Mixed fourth moments of automorphic forms and the shifted moments of $L$-functions
Chengliang Guo
TL;DR
This work analyzes the mixed fourth moments of automorphic forms, specifically the interaction between Hecke--Maass cusp forms and Eisenstein series of type $(2,2)$, under GRH and GRC. The authors derive an explicit asymptotic for the mixed moment $\langle \phi^2, |E_T|^2\rangle$, separating main, continuous, and discrete spectral contributions via regularized Plancherel and Watson-type formulas, while also introducing a truncated Eisenstein framework to reveal an independent random-wave behavior on compact subsets. The centerpiece is a shifted-moments analysis for $L$-functions, implemented through Soundararajan’s method, to bound shifted central values and their density, which in turn yields the needed control on the spectral sums.
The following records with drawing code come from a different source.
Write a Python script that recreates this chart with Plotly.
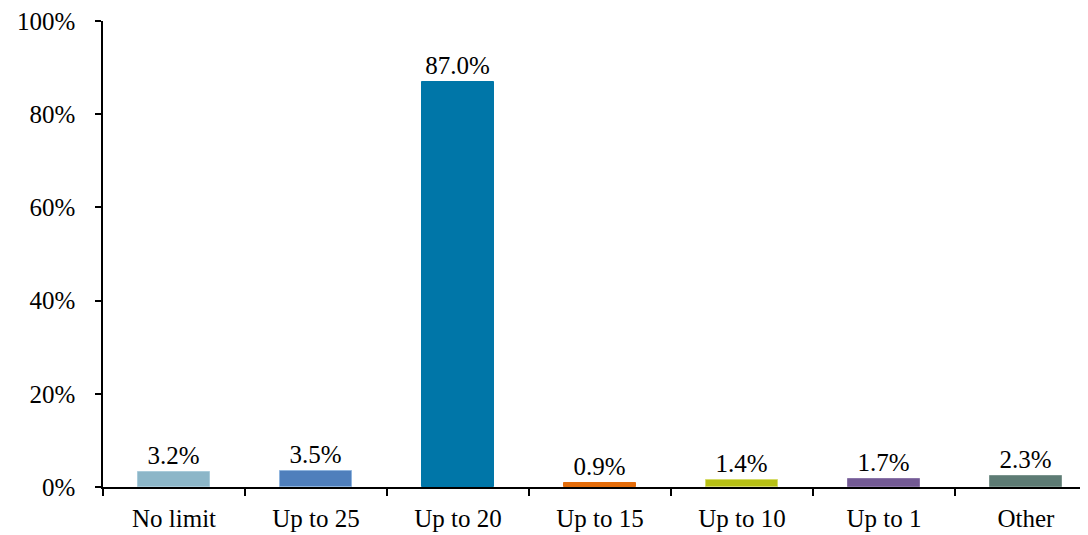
import plotly.graph_objects as go

categories = ["No limit", "Up to 25", "Up to 20", "Up to 15", "Up to 10", "Up to 1", "Other"]
values = [3.2, 3.5, 87.0, 0.9, 1.4, 1.7, 2.3]
colors = ["#8CB6C8", "#4F7FBC", "#0076A8", "#E46C0A", "#B7C015", "#735A94", "#5D7B74"]
outline = ["#A9CBDA", "#8FB4DE", "#0076A8", "#E46C0A", "#D6DC6A", "#8A74A8", "#7A948D"]
labels = [f"{v:.1f}%" for v in values]
yticks = [0, 20, 40, 60, 80, 100]

font = "Liberation Serif"

fig = go.Figure(go.Bar(
    x=categories, y=values,
    marker=dict(color=colors, line=dict(color=outline, width=1)),
    width=0.51,
    text=labels, textposition="outside", cliponaxis=False,
    textfont=dict(family=font, size=25, color="black"),
))

fig.update_layout(
    width=1080, height=527,
    margin=dict(l=95, r=0, t=13, b=48),
    plot_bgcolor="white", paper_bgcolor="white",
    showlegend=False,
    font=dict(family=font, size=25, color="black"),
    bargap=0,
)
fig.update_xaxes(
    range=[-0.5, 6.437], showline=True, linecolor="black", linewidth=1.5,
    ticks="outside", ticklen=7, tickwidth=1.5, tickcolor="black", tickson="boundaries",
    showgrid=False, tickfont=dict(family=font, size=25), ticklabelstandoff=8,
)
fig.update_yaxes(
    range=[0, 100.001], tickvals=yticks, ticktext=[f"{t}%" for t in yticks],
    showline=True, linecolor="black", linewidth=1.5,
    ticks="outside", ticklen=6, tickwidth=1.5, tickcolor="black",
    showgrid=False, zeroline=False, tickfont=dict(family=font, size=25),
    ticklabeloverflow="allow", ticklabelstandoff=15,
)

fig.write_html("out.html")
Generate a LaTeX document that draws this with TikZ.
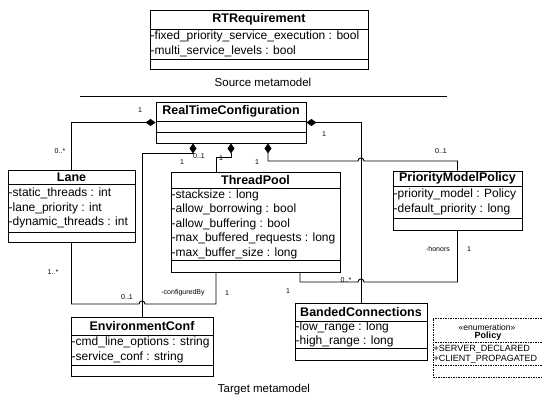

The results lead to a precise nonequidistribution statement on the full fundamental domain, a smooth-averaged equidistribution result for truncated Eisenstein series, and conjectural joint-value-distribution statements for automorphic forms, with concrete implications for Rankin--Selberg $L$-functions and broader quantum chaos contexts.
Abstract
In this article, we study the mixed fourth moments of Hecke--Maass cusp forms and Eisenstein series with type $(2, 2)$. Under the assumptions of the Generalized Riemann Hypothesis (GRH) and the Generalized Ramanujan Conjecture (GRC), we establish asymptotic formulas for these moments. Our results give an interesting non-equidistribution phenomenon over the full fundamental domain. In fact, this independent equidistribution should be true in a compact set. We further investigate this behaviour by examining a truncated version involving truncated Eisenstein series. Additionally, we propose a conjecture on the joint value distribution of Eisenstein series. The proofs are based on the bounds of the shifted mixed moments of $L$-functions.